One-for-one nonsense not fit for public lands
Even if you believe, as we do, that there are many areas on our public lands so distinctive they should be forever protected from oil and gas development, it’s hard to imagine a more inappropriate way to manage public lands than the proposal to require a one-to-one ratio of federal lands permanently protected for conservation for every acre leased for oil and gas exploration.
But let’s try, with some ideas based on the same logic:
✔ For every mile of trail closed to off-road vehicles on public lands, another mile must be opened, and it can never be closed.
✔ For every piece of land set aside to protect endangered species, equal amounts of land must be opened to coal, oil or gas development, forever.
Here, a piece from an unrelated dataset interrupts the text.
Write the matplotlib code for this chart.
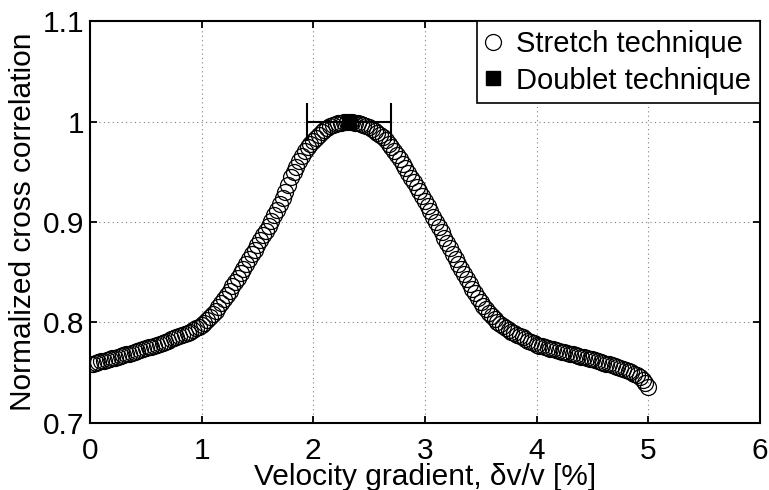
import numpy as np
import matplotlib
matplotlib.use("Agg")
import matplotlib.pyplot as plt

plt.rcParams['font.family'] = ['Liberation Sans', 'DejaVu Sans']

# stretch technique: cross correlation vs trial velocity change (step 0.025 %)
velocity = np.round(np.arange(0, 201) * 0.025, 3)
correlation = [
    0.759, 0.759, 0.760, 0.761, 0.762, 0.762, 0.763, 0.764, 0.765, 0.765,
    0.766, 0.767, 0.768, 0.769, 0.769, 0.770, 0.771, 0.772, 0.773, 0.774,
    0.775, 0.776, 0.776, 0.777, 0.778, 0.779, 0.780, 0.781, 0.782, 0.783,
    0.784, 0.785, 0.786, 0.787, 0.788, 0.789, 0.790, 0.792, 0.794, 0.795,
    0.797, 0.799, 0.802, 0.805, 0.808, 0.811, 0.815, 0.819, 0.823, 0.827,
    0.831, 0.836, 0.840, 0.844, 0.849, 0.853, 0.858, 0.863, 0.868, 0.872,
    0.877, 0.882, 0.887, 0.891, 0.896, 0.901, 0.907, 0.912, 0.918, 0.924,
    0.930, 0.937, 0.945, 0.950, 0.955, 0.961, 0.966, 0.971, 0.975, 0.978,
    0.981, 0.984, 0.987, 0.990, 0.992, 0.994, 0.996, 0.997, 0.998, 0.999,
    0.999, 1.000, 1.000, 1.000, 1.000, 0.999, 0.999, 0.998, 0.997, 0.996,
    0.995, 0.993, 0.991, 0.989, 0.987, 0.985, 0.982, 0.978, 0.975, 0.971,
    0.967, 0.963, 0.958, 0.954, 0.949, 0.944, 0.940, 0.935, 0.931, 0.926,
    0.921, 0.916, 0.911, 0.905, 0.900, 0.895, 0.890, 0.884, 0.879, 0.874,
    0.868, 0.863, 0.858, 0.853, 0.848, 0.843, 0.838, 0.833, 0.829, 0.824,
    0.820, 0.816, 0.813, 0.809, 0.806, 0.803, 0.800, 0.798, 0.796, 0.794,
    0.792, 0.790, 0.789, 0.787, 0.786, 0.785, 0.783, 0.782, 0.781, 0.780,
    0.778, 0.777, 0.777, 0.776, 0.775, 0.774, 0.774, 0.773, 0.772, 0.771,
    0.771, 0.770, 0.769, 0.769, 0.768, 0.767, 0.766, 0.766, 0.765, 0.764,
    0.764, 0.763, 0.762, 0.761, 0.760, 0.759, 0.759, 0.758, 0.757, 0.756,
    0.755, 0.754, 0.753, 0.752, 0.751, 0.749, 0.748, 0.746, 0.743, 0.740,
    0.736,
]

# doublet technique estimate with its uncertainty range
doublet_x = [2.32]
doublet_y = [1.0]
doublet_xerr = [0.38]

x_ticks = [0, 1, 2, 3, 4, 5, 6]
y_ticks = [0.7, 0.8, 0.9, 1.0, 1.1]
y_tick_labels = ['0.7', '0.8', '0.9', '1', '1.1']

fig = plt.figure(figsize=(7.69, 4.90), dpi=100, facecolor='white')
ax = fig.add_axes([0.117, 0.137, 0.871, 0.820])

ax.plot(velocity, correlation, linestyle='none', marker='o', markersize=11.5,
        markerfacecolor='none', markeredgecolor='black', markeredgewidth=0.9,
        label='Stretch technique', zorder=3)

ax.errorbar(doublet_x, doublet_y, xerr=doublet_xerr, fmt='none', ecolor='black',
            elinewidth=1.5, capsize=13.5, capthick=1.5, zorder=4)
ax.plot(doublet_x, doublet_y, linestyle='none', marker='s', markersize=10,
        color='black', label='Doublet technique', zorder=5)

ax.set_xlim(0, 6)
ax.set_ylim(0.7, 1.1)
ax.set_xticks(x_ticks)
ax.set_xticklabels([str(t) for t in x_ticks])
ax.set_yticks(y_ticks)
ax.set_yticklabels(y_tick_labels)

ax.grid(True, color='0.5', linestyle=(0, (1, 3)), linewidth=0.8)
ax.set_axisbelow(True)

ax.tick_params(direction='in', length=5, width=1.3, labelsize=21.5,
               top=True, right=True)
ax.tick_params(axis='x', pad=10)
ax.tick_params(axis='y', pad=4)
for s in ax.spines.values():
    s.set_linewidth(1.5)

ax.set_xlabel(r'Velocity gradient, δv/v [%]', fontsize=21.5, labelpad=-1)
ax.set_ylabel('Normalized cross correlation', fontsize=21.5, labelpad=4)

leg = ax.legend(loc='upper right', fontsize=21, frameon=True, fancybox=False,
                borderaxespad=0, borderpad=0.3, handlelength=0.5,
                handletextpad=0.55, labelspacing=0.3, framealpha=1,
                markerscale=1.0)
leg.get_frame().set_edgecolor('black')
leg.get_frame().set_linewidth(1.2)

fig.savefig('out.png', dpi=100, facecolor='white')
✔ Or, to step away from public lands, for every dollar spent on Obamacare, a dollar must be cut from welfare programs.
No doubt the same people now pushing the Equal Ground proposal for one-to-one set asides when it comes to oil and gas leasing would scream bloody murder if any of these three ideas were enacted or even seriously considered.
The point is that federal land management can rarely result in a one-for-one trade-off. Mandating that federal agencies automatically engage in such a false premise is not equity, it is a prescription for bad management.
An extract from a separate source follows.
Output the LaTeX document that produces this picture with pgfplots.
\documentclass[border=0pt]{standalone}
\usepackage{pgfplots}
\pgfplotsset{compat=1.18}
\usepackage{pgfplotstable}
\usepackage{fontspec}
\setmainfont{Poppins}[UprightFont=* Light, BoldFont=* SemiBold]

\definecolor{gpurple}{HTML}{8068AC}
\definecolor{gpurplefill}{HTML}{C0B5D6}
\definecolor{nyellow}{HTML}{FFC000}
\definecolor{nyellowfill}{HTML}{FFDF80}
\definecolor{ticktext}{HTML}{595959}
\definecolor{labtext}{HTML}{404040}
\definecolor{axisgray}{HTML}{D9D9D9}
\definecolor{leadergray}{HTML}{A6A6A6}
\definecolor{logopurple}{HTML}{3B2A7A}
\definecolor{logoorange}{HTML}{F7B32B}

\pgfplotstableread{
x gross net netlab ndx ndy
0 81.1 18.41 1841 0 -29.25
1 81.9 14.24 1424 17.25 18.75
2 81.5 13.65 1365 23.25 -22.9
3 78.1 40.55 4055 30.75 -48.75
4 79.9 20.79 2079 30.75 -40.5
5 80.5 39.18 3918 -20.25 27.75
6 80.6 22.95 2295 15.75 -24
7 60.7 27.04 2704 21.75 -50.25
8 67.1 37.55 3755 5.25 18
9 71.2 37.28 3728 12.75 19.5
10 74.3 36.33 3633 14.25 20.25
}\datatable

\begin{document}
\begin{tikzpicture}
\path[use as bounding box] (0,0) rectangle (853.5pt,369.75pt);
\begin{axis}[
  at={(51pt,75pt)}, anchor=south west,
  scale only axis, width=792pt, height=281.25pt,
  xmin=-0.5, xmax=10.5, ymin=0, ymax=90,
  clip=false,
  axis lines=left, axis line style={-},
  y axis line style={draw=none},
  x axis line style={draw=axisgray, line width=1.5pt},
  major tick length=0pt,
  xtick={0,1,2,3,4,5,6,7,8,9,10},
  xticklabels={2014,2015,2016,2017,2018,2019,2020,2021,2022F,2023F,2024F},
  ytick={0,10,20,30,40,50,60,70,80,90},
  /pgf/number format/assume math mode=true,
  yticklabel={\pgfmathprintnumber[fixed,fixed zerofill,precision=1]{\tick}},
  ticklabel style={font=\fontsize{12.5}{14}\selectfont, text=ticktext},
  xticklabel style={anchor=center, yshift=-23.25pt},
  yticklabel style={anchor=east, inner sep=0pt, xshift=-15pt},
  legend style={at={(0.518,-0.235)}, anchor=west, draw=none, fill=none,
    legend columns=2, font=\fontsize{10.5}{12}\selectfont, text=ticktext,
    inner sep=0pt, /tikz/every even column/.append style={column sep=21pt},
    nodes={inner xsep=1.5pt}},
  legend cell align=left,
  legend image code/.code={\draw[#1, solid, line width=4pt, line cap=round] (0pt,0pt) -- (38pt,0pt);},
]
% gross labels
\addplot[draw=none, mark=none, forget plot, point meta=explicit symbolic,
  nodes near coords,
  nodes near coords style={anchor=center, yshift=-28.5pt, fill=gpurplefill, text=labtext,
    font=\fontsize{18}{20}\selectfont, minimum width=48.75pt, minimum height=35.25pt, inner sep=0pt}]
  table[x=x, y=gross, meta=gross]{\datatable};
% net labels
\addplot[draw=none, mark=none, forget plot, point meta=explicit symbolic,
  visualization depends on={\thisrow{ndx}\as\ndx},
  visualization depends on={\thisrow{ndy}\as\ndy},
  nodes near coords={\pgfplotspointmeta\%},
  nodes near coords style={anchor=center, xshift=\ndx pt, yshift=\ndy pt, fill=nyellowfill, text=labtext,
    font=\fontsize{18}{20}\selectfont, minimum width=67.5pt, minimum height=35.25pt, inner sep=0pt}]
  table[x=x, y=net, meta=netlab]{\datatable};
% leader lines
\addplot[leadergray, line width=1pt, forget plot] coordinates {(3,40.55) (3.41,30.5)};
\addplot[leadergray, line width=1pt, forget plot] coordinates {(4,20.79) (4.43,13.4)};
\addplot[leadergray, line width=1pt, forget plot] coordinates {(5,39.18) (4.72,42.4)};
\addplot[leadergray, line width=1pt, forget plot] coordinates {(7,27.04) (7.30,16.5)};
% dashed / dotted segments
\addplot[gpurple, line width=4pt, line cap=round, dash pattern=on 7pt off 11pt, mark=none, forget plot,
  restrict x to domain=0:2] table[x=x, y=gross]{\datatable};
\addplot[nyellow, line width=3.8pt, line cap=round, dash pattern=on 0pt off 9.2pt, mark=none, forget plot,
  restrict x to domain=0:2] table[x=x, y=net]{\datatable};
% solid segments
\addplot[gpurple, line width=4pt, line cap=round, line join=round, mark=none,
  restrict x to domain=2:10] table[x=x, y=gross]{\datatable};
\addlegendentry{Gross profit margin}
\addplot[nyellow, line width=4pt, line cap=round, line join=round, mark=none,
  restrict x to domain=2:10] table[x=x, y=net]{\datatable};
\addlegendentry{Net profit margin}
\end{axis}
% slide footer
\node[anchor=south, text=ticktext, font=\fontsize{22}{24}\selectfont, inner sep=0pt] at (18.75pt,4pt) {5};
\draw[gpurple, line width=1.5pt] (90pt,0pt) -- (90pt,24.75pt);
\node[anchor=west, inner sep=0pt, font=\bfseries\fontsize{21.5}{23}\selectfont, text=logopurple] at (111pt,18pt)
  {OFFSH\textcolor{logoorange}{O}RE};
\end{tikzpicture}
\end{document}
Some trails for off-road vehicles need to be closed because they were poorly created or they cross fragile lands or wildlife habitat. Although some off-road enthusiasts might like this one-for-one requirement — and they can make the same argument the Equal Ground folks do about the economic benefits of supporting outdoor recreation — it doesn’t make sense to require federal land managers to look for additional trail routes every time they have a legitimate reason to close one.
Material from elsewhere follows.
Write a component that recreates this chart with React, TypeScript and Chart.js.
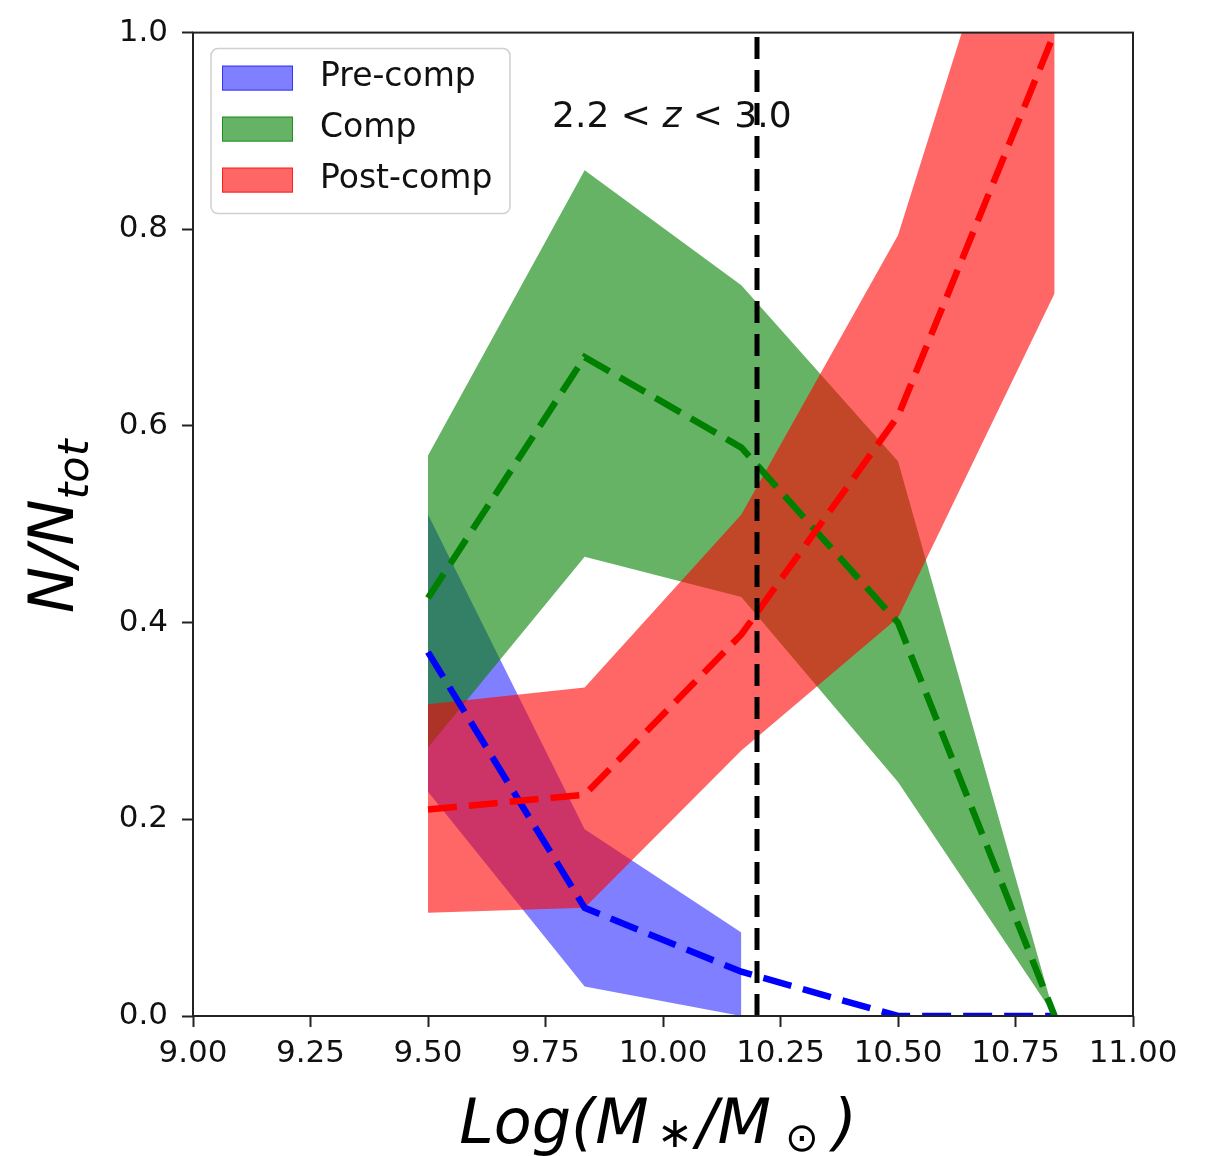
import React, { useEffect, useRef } from 'react';
import { Chart, registerables } from 'chart.js';

Chart.register(...registerables);

// ---- data ----
const massBins = [9.5, 9.8333, 10.1667, 10.5, 10.8333];

const preMedian = [0.37, 0.11, 0.045, 0.0, 0.0];
const preUpper = [0.51, 0.19, 0.085, null, null];
const preLower = [0.228, 0.03, 0.0, null, null];

const compMedian = [0.425, 0.67, 0.578, 0.4, 0.0];
const compUpper = [0.57, 0.86, 0.743, 0.564, 0.0];
const compLower = [0.273, 0.467, 0.426, 0.238, 0.0];

const postMedian = [0.21, 0.225, 0.388, 0.61, 1.0];
const postUpper = [0.317, 0.334, 0.51, 0.794, 1.3];
const postLower = [0.105, 0.11, 0.27, 0.405, 0.735];

const splitMass = 10.2;
const legendLabels = ['Pre-comp', 'Comp', 'Post-comp'];
const zLabelParts = ['2.2 < ', 'z', ' < 3.0'];

const BLUE_FILL = 'rgba(0,0,255,0.5)';
const GREEN_FILL = 'rgba(0,128,0,0.6)';
const RED_FILL = 'rgba(255,0,0,0.6)';

const pts = (ys: (number | null)[]) => massBins.map((x, i) => ({ x, y: ys[i] }));

const FONT = '"DejaVu Sans", "Liberation Sans", sans-serif';

const lineDs = (data: (number | null)[], color: string, order: number) => ({
  data: pts(data),
  borderColor: color,
  backgroundColor: color,
  borderWidth: 6.5,
  borderDash: [29, 12],
  borderCapStyle: 'butt' as const,
  pointRadius: 0,
  fill: false,
  tension: 0,
  order,
});

const bandUpper = (data: (number | null)[], color: string, target: number, order: number) => ({
  data: pts(data),
  borderColor: 'rgba(0,0,0,0)',
  backgroundColor: color,
  borderWidth: 0,
  pointRadius: 0,
  fill: target,
  tension: 0,
  order,
});

const bandLower = (data: (number | null)[], order: number) => ({
  data: pts(data),
  borderColor: 'rgba(0,0,0,0)',
  backgroundColor: 'rgba(0,0,0,0)',
  borderWidth: 0,
  pointRadius: 0,
  fill: false,
  tension: 0,
  order,
});

const decorPlugin = {
  id: 'decor',
  afterDatasetsDraw(chart: any) {
    const { ctx, chartArea } = chart;
    const { left, top, right, bottom } = chartArea;
    ctx.save();
    ctx.strokeStyle = '#222';
    ctx.lineWidth = 2;
    ctx.strokeRect(left, top, right - left, bottom - top);
    ctx.restore();
  },
  afterDraw(chart: any) {
    const { ctx, chartArea } = chart;
    const { left, top, right, bottom } = chartArea;
    const w = right - left;
    const h = bottom - top;

    // annotation "2.2 < z < 3.0"
    ctx.save();
    ctx.fillStyle = '#111';
    ctx.textBaseline = 'alphabetic';
    let tx = left + 0.382 * w;
    const ty = top + 0.0965 * h;
    zLabelParts.forEach((p, i) => {
      ctx.font = (i === 1 ? 'italic ' : '') + '36px ' + FONT;
      ctx.fillText(p, tx, ty);
      tx += ctx.measureText(p).width;
    });
    ctx.restore();

    // legend
    const bx = left + 18;
    const by = top + 16;
    const bw = 299;
    const bh = 165;
    ctx.save();
    ctx.fillStyle = 'rgba(255,255,255,0.8)';
    ctx.strokeStyle = '#d0d0d0';
    ctx.lineWidth = 1.5;
    ctx.beginPath();
    (ctx as any).roundRect(bx, by, bw, bh, 7);
    ctx.fill();
    ctx.stroke();
    const fills = [BLUE_FILL, GREEN_FILL, RED_FILL];
    const edges = ['rgba(0,0,255,0.6)', 'rgba(0,128,0,0.7)', 'rgba(255,0,0,0.7)'];
    legendLabels.forEach((lab, i) => {
      const py = by + 17 + i * 51;
      ctx.fillStyle = fills[i];
      ctx.fillRect(bx + 11, py, 71, 25);
      ctx.strokeStyle = edges[i];
      ctx.lineWidth = 1;
      ctx.strokeRect(bx + 11.5, py + 0.5, 70, 24);
      ctx.fillStyle = '#111';
      ctx.font = '33px ' + FONT;
      ctx.textBaseline = 'middle';
      ctx.fillText(lab, bx + 109, py + 12);
    });
    ctx.restore();

    // y-axis title N/N_tot
    ctx.save();
    ctx.fillStyle = '#000';
    ctx.translate(73, top + h / 2 + 2);
    ctx.rotate(-Math.PI / 2);
    ctx.textBaseline = 'alphabetic';
    ctx.font = 'italic 62px ' + FONT;
    const wMain = ctx.measureText('N/N').width;
    ctx.font = 'italic 43px ' + FONT;
    const wSub = ctx.measureText('tot').width;
    const sx = -(wMain + wSub) / 2;
    ctx.font = 'italic 62px ' + FONT;
    ctx.fillText('N/N', sx, 0);
    ctx.font = 'italic 43px ' + FONT;
    ctx.fillText('tot', sx + wMain, 15);
    ctx.restore();

    // x-axis title Log(M_*/M_⊙)
    ctx.save();
    ctx.fillStyle = '#000';
    ctx.textBaseline = 'alphabetic';
    const parts: [string, number, number, number][] = [
      ['Log(M', 62, 0, 8],
      ['\u2217', 43, 4, 4],
      ['/M', 62, 0, 14],
      ['\u2299', 40, 8, 14],
      [')', 62, 0, 0],
    ];
    let total = 0;
    const widths = parts.map(([t, s, , gap]) => {
      ctx.font = (t === '\u2299' || t === '\u2217' ? '' : 'italic ') + s + 'px ' + FONT;
      const ww = ctx.measureText(t).width;
      total += ww + gap;
      return ww;
    });
    let xx = 658 - total / 2;
    const base = 1143;
    parts.forEach(([t, s, dy, gap], i) => {
      ctx.font = (t === '\u2299' || t === '\u2217' ? '' : 'italic ') + s + 'px ' + FONT;
      ctx.fillText(t, xx, base + dy);
      xx += widths[i] + gap;
    });
    ctx.restore();
  },
};

export default function App() {
  const ref = useRef<HTMLCanvasElement | null>(null);
  useEffect(() => {
    document.body.style.margin = '0';
    const canvas = ref.current;
    if (!canvas) return;
    const chart = new Chart(canvas, {
      type: 'line',
      data: {
        datasets: [
          {
            data: [
              { x: splitMass, y: 0 },
              { x: splitMass, y: 1 },
            ],
            borderColor: '#000',
            borderWidth: 5,
            borderDash: [22, 11],
            borderCapStyle: 'butt',
            pointRadius: 0,
            fill: false,
            order: 0,
          } as any,
          lineDs(postMedian, '#ff0000', 1),
          lineDs(compMedian, '#008000', 2),
          lineDs(preMedian, '#0000ff', 3),
          bandUpper(postUpper, RED_FILL, 5, 4),
          bandLower(postLower, 5),
          bandUpper(compUpper, GREEN_FILL, 7, 6),
          bandLower(compLower, 7),
          bandUpper(preUpper, BLUE_FILL, 9, 8),
          bandLower(preLower, 9),
        ] as any,
      },
      options: {
        responsive: false,
        animation: false,
        devicePixelRatio: 1,
        spanGaps: false,
        layout: { padding: { top: 30, right: 74, left: 0, bottom: 0 } },
        plugins: {
          legend: { display: false },
          tooltip: { enabled: false },
          filler: { propagate: false },
        },
        scales: {
          x: {
            type: 'linear',
            min: 9,
            max: 11,
            afterFit: (s: any) => {
              s.height = 140;
            },
            ticks: {
              stepSize: 0.25,
              callback: (v: any) => Number(v).toFixed(2),
              font: { family: FONT, size: 31 },
              color: '#111',
              maxRotation: 0,
              autoSkip: false,
              padding: 8,
            },
            grid: {
              drawOnChartArea: false,
              drawTicks: true,
              tickLength: 11,
              tickWidth: 2,
              tickColor: '#222',
            },
            border: { display: false },
          },
          y: {
            type: 'linear',
            min: 0,
            max: 1,
            afterFit: (s: any) => {
              s.width = 193;
            },
            ticks: {
              stepSize: 0.2,
              callback: (v: any) => Number(v).toFixed(1),
              font: { family: FONT, size: 31 },
              color: '#111',
              padding: 14,
            },
            grid: {
              drawOnChartArea: false,
              drawTicks: true,
              tickLength: 11,
              tickWidth: 2,
              tickColor: '#222',
            },
            border: { display: false },
          },
        },
      } as any,
      plugins: [decorPlugin],
    });
    return () => chart.destroy();
  }, []);
  return <canvas ref={ref} width={1207} height={1156} style={{ display: 'block' }} />;
}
Similarly, federal officials need the leeway to select and post appropriate plots of land for oil and gas leasing without the mandate that they also set an equal amount of property aside — in perpetuity — in response to a temporary lease.
There are, unquestionably, some federal lands that should be protected from development. Dominguez-Escalante and McInnis Canyons National Conservation Areas fit that bill, although neither appears to be fertile ground for oil and gas. The top of the Roan Plateau arguably deserves protection. The same seems true for the Vermillion Basin in northwestern Colorado. There are many other places, each with their own advocates.
But those are individual areas that should be considered on a case-by-case basis. Mandating an acre of protection for every acre of leasing is the opposite of thoughtful protection. It requires inflexibility, not common-sense decision making. And it will result in bad decisions.
The Equal Ground proposal should be buried deeply in the ground.